Tuesday, 25 March 2014

Call to halve daily sugar intake poses challenges for brands

The announcement by the World Health Organisation that we should halve the amount of sugar in our diets will reopen the debate over healthy food labelling and whether this is the only way to encourage healthier eating.

Brands will not only need to consider the implications of the WHO guidance that our recommended sugar intake stay at below 10% of total calorie intake a day, with 5% the target, but also other factors that influence our shopping and consumption choices. The suggested limits apply to all sugars added to food, as well as sugar naturally present in honey, syrups, fruit juices and fruit concentrates.

The WHO announcement follows the introduction last year of a traffic-light system for packaging showing consumers a combination of guideline daily amounts, colour coding and "high, medium or low" wording to show how much fat, salt and sugar and how many calories are in each product.

The government argued that the scheme would help people choose healthier food options and make more sensible decisions about what to buy. Research published in 2012 by DEFRA showed that 80 per cent of people rated health as the most important factor affecting their buying decisions.
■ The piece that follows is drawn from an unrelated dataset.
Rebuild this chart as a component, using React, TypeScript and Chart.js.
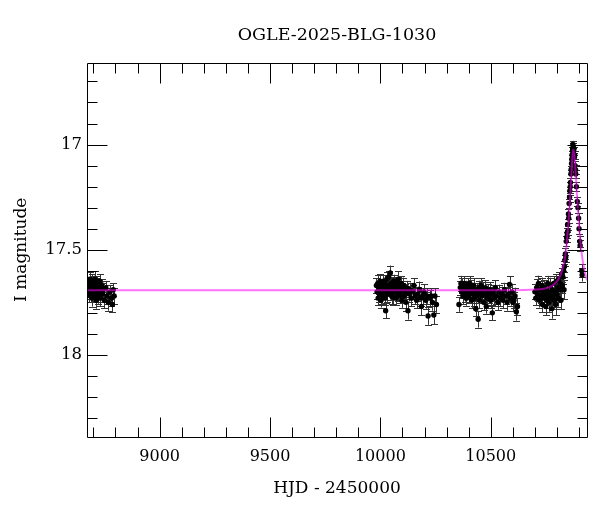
import React, { useEffect, useRef } from "react";
import { Chart, registerables } from "chart.js";

Chart.register(...registerables);

const TITLE = "OGLE-2025-BLG-1030";
const X_LABEL = "HJD - 2450000";
const Y_LABEL = "I magnitude";
const X_TICKS = [9000, 9500, 10000, 10500];
const Y_TICKS = [17, 17.5, 18];
const X_MIN = 8671;
const X_MAX = 10936;
const Y_MIN = 16.61;
const Y_MAX = 18.39;
const FONT = "'DejaVu Serif', serif";

// Season 2019
const hjdS1 = [8676, 8679, 8681, 8683, 8685, 8687, 8689, 8691, 8693, 8695, 8697, 8699, 8701, 8703, 8705, 8707, 8709, 8711, 8713, 8715, 8717, 8720, 8722, 8725, 8728, 8731, 8734, 8737, 8741, 8745, 8750, 8756, 8762, 8768, 8775, 8781, 8786, 8790, 8794];
const magS1 = [17.68, 17.66, 17.71, 17.64, 17.69, 17.72, 17.67, 17.70, 17.65, 17.73, 17.68, 17.70, 17.66, 17.72, 17.69, 17.64, 17.71, 17.67, 17.74, 17.69, 17.66, 17.72, 17.70, 17.68, 17.65, 17.73, 17.70, 17.67, 17.71, 17.69, 17.74, 17.68, 17.72, 17.75, 17.70, 17.73, 17.76, 17.69, 17.72];
const errS1 = [0.035, 0.03, 0.04, 0.032, 0.036, 0.03, 0.038, 0.033, 0.035, 0.04, 0.031, 0.034, 0.037, 0.03, 0.036, 0.039, 0.033, 0.035, 0.04, 0.032, 0.034, 0.037, 0.031, 0.036, 0.033, 0.038, 0.035, 0.03, 0.037, 0.034, 0.039, 0.032, 0.036, 0.04, 0.033, 0.035, 0.038, 0.031, 0.036];

// Season 2023
const hjdS2 = [9982, 9985, 9988, 9990, 9993, 9996, 9998, 10001, 10003, 10006, 10008, 10011, 10013, 10016, 10019, 10021, 10024, 10026, 10029, 10031, 10034, 10037, 10040, 10043, 10045, 10048, 10051, 10054, 10057, 10060, 10063, 10066, 10069, 10072, 10075, 10078, 10081, 10084, 10087, 10090, 10094, 10097, 10100, 10104, 10108, 10112, 10116, 10120, 10125, 10130, 10135, 10140, 10146, 10152, 10158, 10164, 10170, 10177, 10183, 10186, 10192, 10198, 10205, 10210, 10216, 10224, 10230, 10236, 10242, 10247, 10254];
const magS2 = [17.67, 17.70, 17.66, 17.73, 17.68, 17.71, 17.65, 17.69, 17.74, 17.67, 17.72, 17.68, 17.65, 17.70, 17.66, 17.73, 17.79, 17.69, 17.64, 17.71, 17.67, 17.63, 17.68, 17.70, 17.61, 17.66, 17.72, 17.68, 17.725, 17.65, 17.70, 17.67, 17.73, 17.69, 17.66, 17.71, 17.64, 17.68, 17.72, 17.70, 17.66, 17.74, 17.69, 17.67, 17.72, 17.70, 17.75, 17.68, 17.79, 17.71, 17.69, 17.73, 17.70, 17.67, 17.72, 17.74, 17.71, 17.69, 17.73, 17.77, 17.72, 17.70, 17.74, 17.72, 17.815, 17.73, 17.72, 17.75, 17.81, 17.72, 17.76];
const errS2 = [0.035, 0.032, 0.038, 0.034, 0.03, 0.036, 0.033, 0.04, 0.035, 0.031, 0.037, 0.034, 0.032, 0.036, 0.039, 0.033, 0.035, 0.031, 0.034, 0.038, 0.036, 0.03, 0.033, 0.037, 0.035, 0.032, 0.039, 0.034, 0.036, 0.031, 0.035, 0.038, 0.033, 0.036, 0.03, 0.034, 0.037, 0.032, 0.035, 0.039, 0.033, 0.036, 0.031, 0.038, 0.034, 0.035, 0.04, 0.032, 0.042, 0.036, 0.034, 0.038, 0.033, 0.036, 0.04, 0.037, 0.035, 0.039, 0.036, 0.041, 0.038, 0.035, 0.04, 0.037, 0.042, 0.039, 0.036, 0.04, 0.043, 0.038, 0.04];

// Season 2024
const hjdS3 = [10356, 10362, 10365, 10368, 10371, 10374, 10377, 10380, 10383, 10386, 10389, 10392, 10395, 10398, 10401, 10404, 10407, 10410, 10413, 10416, 10419, 10422, 10425, 10428, 10432, 10435, 10438, 10441, 10443, 10446, 10449, 10452, 10456, 10460, 10464, 10468, 10472, 10476, 10480, 10484, 10488, 10492, 10496, 10500, 10504, 10507, 10511, 10516, 10521, 10526, 10532, 10538, 10544, 10550, 10556, 10562, 10568, 10574, 10580, 10585, 10590, 10596, 10600, 10605, 10610, 10616, 10621];
const magS3 = [17.76, 17.68, 17.66, 17.70, 17.67, 17.72, 17.69, 17.66, 17.71, 17.68, 17.73, 17.70, 17.67, 17.69, 17.72, 17.66, 17.70, 17.68, 17.74, 17.69, 17.71, 17.67, 17.73, 17.70, 17.78, 17.72, 17.69, 17.71, 17.83, 17.68, 17.74, 17.70, 17.67, 17.72, 17.69, 17.75, 17.71, 17.68, 17.77, 17.73, 17.70, 17.72, 17.69, 17.74, 17.71, 17.80, 17.70, 17.73, 17.68, 17.72, 17.75, 17.70, 17.73, 17.71, 17.74, 17.69, 17.72, 17.75, 17.71, 17.665, 17.73, 17.70, 17.75, 17.74, 17.72, 17.795, 17.77];
const errS3 = [0.035, 0.033, 0.036, 0.031, 0.034, 0.038, 0.032, 0.035, 0.037, 0.033, 0.036, 0.031, 0.034, 0.039, 0.033, 0.035, 0.032, 0.036, 0.038, 0.034, 0.031, 0.035, 0.037, 0.033, 0.036, 0.034, 0.032, 0.035, 0.04, 0.033, 0.037, 0.034, 0.036, 0.031, 0.035, 0.038, 0.033, 0.036, 0.034, 0.037, 0.035, 0.032, 0.036, 0.039, 0.034, 0.036, 0.033, 0.037, 0.035, 0.038, 0.036, 0.034, 0.039, 0.035, 0.037, 0.033, 0.036, 0.04, 0.035, 0.038, 0.036, 0.039, 0.041, 0.037, 0.04, 0.042, 0.039];

// Season 2025 (event)
const hjdS4 = [10700, 10704, 10708, 10712, 10716, 10720, 10724, 10728, 10731, 10734, 10737, 10740, 10743, 10746, 10749, 10752, 10755, 10758, 10761, 10764, 10767, 10770, 10773, 10776, 10779, 10782, 10785, 10788, 10791, 10794, 10797, 10800, 10803, 10806, 10809, 10812, 10815, 10818, 10821, 10824, 10827, 10830, 10832, 10834, 10836, 10838, 10840, 10842, 10844, 10846, 10848, 10850, 10852, 10853, 10855, 10857, 10858, 10860, 10861, 10863, 10864, 10866, 10867, 10868, 10870, 10871, 10872, 10874, 10875, 10877, 10879, 10880, 10882, 10884, 10885, 10888, 10892, 10895, 10898, 10900, 10903, 10905, 10912, 10914];
const magS4 = [17.70, 17.73, 17.68, 17.71, 17.66, 17.74, 17.69, 17.72, 17.67, 17.76, 17.70, 17.73, 17.68, 17.71, 17.77, 17.69, 17.74, 17.66, 17.72, 17.75, 17.70, 17.67, 17.73, 17.78, 17.69, 17.72, 17.66, 17.74, 17.70, 17.76, 17.65, 17.71, 17.68, 17.73, 17.64, 17.69, 17.66, 17.74, 17.62, 17.67, 17.63, 17.60, 17.69, 17.58, 17.55, 17.52, 17.535, 17.46, 17.44, 17.42, 17.38, 17.41, 17.33, 17.35, 17.28, 17.25, 17.22, 17.20, 17.18, 17.14, 17.12, 17.09, 17.07, 17.05, 17.03, 17.02, 17.00, 17.01, 17.03, 17.02, 17.06, 17.05, 17.10, 17.12, 17.14, 17.20, 17.27, 17.30, 17.35, 17.40, 17.46, 17.48, 17.60, 17.62];
const errS4 = [0.036, 0.034, 0.039, 0.033, 0.037, 0.035, 0.04, 0.034, 0.038, 0.036, 0.033, 0.037, 0.035, 0.039, 0.042, 0.034, 0.038, 0.036, 0.04, 0.045, 0.035, 0.037, 0.034, 0.048, 0.036, 0.039, 0.033, 0.04, 0.035, 0.05, 0.034, 0.037, 0.036, 0.041, 0.033, 0.038, 0.035, 0.042, 0.032, 0.036, 0.031, 0.03, 0.045, 0.028, 0.027, 0.026, 0.025, 0.024, 0.025, 0.023, 0.024, 0.022, 0.023, 0.022, 0.021, 0.022, 0.02, 0.021, 0.02, 0.019, 0.02, 0.019, 0.018, 0.019, 0.018, 0.019, 0.018, 0.019, 0.018, 0.019, 0.02, 0.019, 0.02, 0.021, 0.02, 0.022, 0.023, 0.024, 0.025, 0.026, 0.027, 0.028, 0.03, 0.031];

// Model curve
const modelHjd = [8671, 10600, 10700, 10740, 10770, 10790, 10805, 10818, 10828, 10836, 10843, 10849, 10855, 10860, 10865, 10869, 10873, 10877, 10881, 10886, 10892, 10898, 10905, 10913, 10922, 10936];
const modelMag = [17.693, 17.692, 17.689, 17.685, 17.676, 17.662, 17.643, 17.615, 17.578, 17.54, 17.48, 17.41, 17.33, 17.245, 17.15, 17.075, 17.025, 17.035, 17.075, 17.155, 17.265, 17.36, 17.45, 17.525, 17.585, 17.645];

type Pt = { x: number; y: number; e: number };

function season(h: number[], m: number[], e: number[]): Pt[] {
  const n = Math.min(h.length, m.length, e.length);
  const out: Pt[] = [];
  for (let i = 0; i < n; i++) out.push({ x: h[i], y: m[i], e: e[i] });
  return out;
}

const errorBarPlugin = {
  id: "errorBars",
  beforeDatasetsDraw(chart: any) {
    const ds = chart.data.datasets[1];
    if (!ds) return;
    const xs = chart.scales.x;
    const ys = chart.scales.y;
    const a = chart.chartArea;
    const ctx = chart.ctx;
    ctx.save();
    ctx.beginPath();
    ctx.rect(a.left, a.top, a.right - a.left, a.bottom - a.top);
    ctx.clip();
    ctx.strokeStyle = "#333";
    ctx.lineWidth = 1;
    const cap = 3.5;
    for (const p of ds.data as Pt[]) {
      const px = Math.round(xs.getPixelForValue(p.x)) + 0.5;
      const y1 = ys.getPixelForValue(p.y - p.e);
      const y2 = ys.getPixelForValue(p.y + p.e);
      ctx.beginPath();
      ctx.moveTo(px, y1);
      ctx.lineTo(px, y2);
      ctx.moveTo(px - cap, Math.round(y1) + 0.5);
      ctx.lineTo(px + cap, Math.round(y1) + 0.5);
      ctx.moveTo(px - cap, Math.round(y2) + 0.5);
      ctx.lineTo(px + cap, Math.round(y2) + 0.5);
      ctx.stroke();
    }
    ctx.restore();
  },
};

const framePlugin = {
  id: "frameTicks",
  afterDraw(chart: any) {
    const xs = chart.scales.x;
    const ys = chart.scales.y;
    const a = chart.chartArea;
    const ctx = chart.ctx;
    ctx.save();
    ctx.strokeStyle = "#000";
    ctx.lineWidth = 1;
    const L = Math.round(a.left) + 0.5;
    const R = Math.round(a.right) + 0.5;
    const T = Math.round(a.top) + 0.5;
    const B = Math.round(a.bottom) + 0.5;
    ctx.beginPath();
    ctx.rect(L, T, R - L, B - T);
    ctx.stroke();
    const major = 20;
    const minor = 10;
    ctx.beginPath();
    for (let v = 8700; v <= X_MAX; v += 100) {
      const px = Math.round(xs.getPixelForValue(v)) + 0.5;
      const len = v % 500 === 0 ? major : minor;
      ctx.moveTo(px, B);
      ctx.lineTo(px, B - len);
      ctx.moveTo(px, T);
      ctx.lineTo(px, T + len);
    }
    for (let k = 167; k <= 183; k++) {
      const v = k / 10;
      const py = Math.round(ys.getPixelForValue(v)) + 0.5;
      const len = k % 5 === 0 ? major : minor;
      ctx.moveTo(L, py);
      ctx.lineTo(L + len, py);
      ctx.moveTo(R, py);
      ctx.lineTo(R - len, py);
    }
    ctx.stroke();
    ctx.restore();
  },
};

export default function App() {
  const ref = useRef<HTMLCanvasElement | null>(null);
  useEffect(() => {
    if (!ref.current) return;
    const points = [
      ...season(hjdS1, magS1, errS1),
      ...season(hjdS2, magS2, errS2),
      ...season(hjdS3, magS3, errS3),
      ...season(hjdS4, magS4, errS4),
    ];
    const model = modelHjd.map((h, i) => ({ x: h, y: modelMag[i] }));
    const chart = new Chart(ref.current, {
      type: "scatter",
      data: {
        datasets: [
          {
            type: "line",
            label: "model",
            data: model,
            borderColor: "rgba(255,0,255,0.55)",
            borderWidth: 2,
            pointRadius: 0,
            fill: false,
            cubicInterpolationMode: "monotone",
            order: 0,
          } as any,
          {
            label: "OGLE",
            data: points,
            backgroundColor: "#000",
            borderWidth: 0,
            pointRadius: 2.7,
            order: 1,
          },
        ],
      },
      options: {
        responsive: false,
        animation: false,
        layout: { padding: { left: 0, right: 13, top: 0, bottom: 0 } },
        plugins: {
          legend: { display: false },
          tooltip: { enabled: false },
          title: {
            display: true,
            fullSize: false,
            text: TITLE,
            color: "#000",
            font: { family: FONT, size: 17.5, weight: "normal" },
            padding: { top: 25, bottom: 16.5 },
          },
        },
        scales: {
          x: {
            type: "linear",
            min: X_MIN,
            max: X_MAX,
            grid: { display: false, drawTicks: false },
            border: { display: false },
            afterBuildTicks: (s: any) => {
              s.ticks = X_TICKS.map((v) => ({ value: v }));
            },
            afterFit: (s: any) => {
              s.height = 75;
            },
            ticks: {
              color: "#000",
              padding: 10,
              maxRotation: 0,
              autoSkip: false,
              font: { family: FONT, size: 16 },
              callback: (v: any) => String(v),
            },
            title: {
              display: true,
              text: X_LABEL,
              color: "#000",
              font: { family: FONT, size: 17 },
              padding: { top: 0, bottom: 13 },
            },
          },
          y: {
            type: "linear",
            reverse: true,
            min: Y_MIN,
            max: Y_MAX,
            grid: { display: false, drawTicks: false },
            border: { display: false },
            afterBuildTicks: (s: any) => {
              s.ticks = Y_TICKS.map((v) => ({ value: v }));
            },
            afterFit: (s: any) => {
              s.width = 87;
            },
            ticks: {
              color: "#000",
              padding: 5,
              autoSkip: false,
              font: { family: FONT, size: 16.5 },
              callback: (v: any) => String(v),
            },
            title: {
              display: true,
              text: Y_LABEL,
              color: "#000",
              font: { family: FONT, size: 17 },
              padding: { top: 11, bottom: 0 },
            },
          },
        },
      },
      plugins: [errorBarPlugin, framePlugin],
    });
    return () => chart.destroy();
  }, []);
  return (
    <div style={{ position: "absolute", left: 0, top: 0, width: 600, height: 512, background: "#fff" }}>
      <canvas ref={ref} width={600} height={512} style={{ display: "block", width: 600, height: 512 }} />
    </div>
  );
}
Most shoppers – 82% - said they actively sought to buy healthy foods. The figures also indicated, though, that people’s preferences don’t always match what they ultimately buy, with price being a major factor in many people’s buying decisions, especially in the current climate. In practise, though, anecdotally it would seem to be further down our list of priorities. Too much research focuses on one issue - such as labelling - in isolation, rather than at the issue as a whole.

At this point I cite the story of a colleague who undertook research among housewives, where each was asked to compare their last supermarket shop.

With all of the produce on the table, they discussed what they had bought and why. They became quite competitive and in their efforts to win their impromptu 'supermum' competition, they became strong advocates for their products. Health was rarely part of the argument. Price, offers, quantity, shelf-life, convenience came first.

On the demand side, it may be harder than expected for consumers to change their taste preferences. Taste preference can change with age, but if as an adult you have a sweet tooth it may be difficult to let go physiologically or even emotionally. This may provide an opportunity for alternative sweeteners like stevia and agave nectar, which may be seen as preferential to more processed ones like aspartame.

Even when health is considered, the consumer’s understanding of health is still poorly defined. In separate research undertaken by Engage, mum spent far more time than you would think possible trying to decide whether potatoes counted as one of your five a day. Milk - vital for child health - is too often restricted because it is seen as a high fat food (even though full fat milk is still only 4% fat). Most of them end up aiming for a balanced plate and call it a day.

It is going to be important to ensure that the consumer is educated to understand the information behind the headline WHO announcement. A knee-jerk reaction to a product with a red label on it could be counter-productive. The word ‘fat’ on a product could turn off the consumer, even though some fat in a diet is essential. Similarly, most products will contain an element of sugar, but some from natural sources like tomatoes rather than synthetic additives.

Brands are going to have to adopt a more holistic approach to health; stating the % of ingredients may not be enough. Brands and retailers may have to work together to create a well-being experience, which may involve the in-store experience - display, promotion, training and product presentation – as well as the brand itself.

The WHO announcement shows that this issue is not going to be quickly resolved. It’s time for brands to look at the wider context of healthy eating and be able to demonstrate to consumers that you can buy and eat healthy, tasty, products on a budget.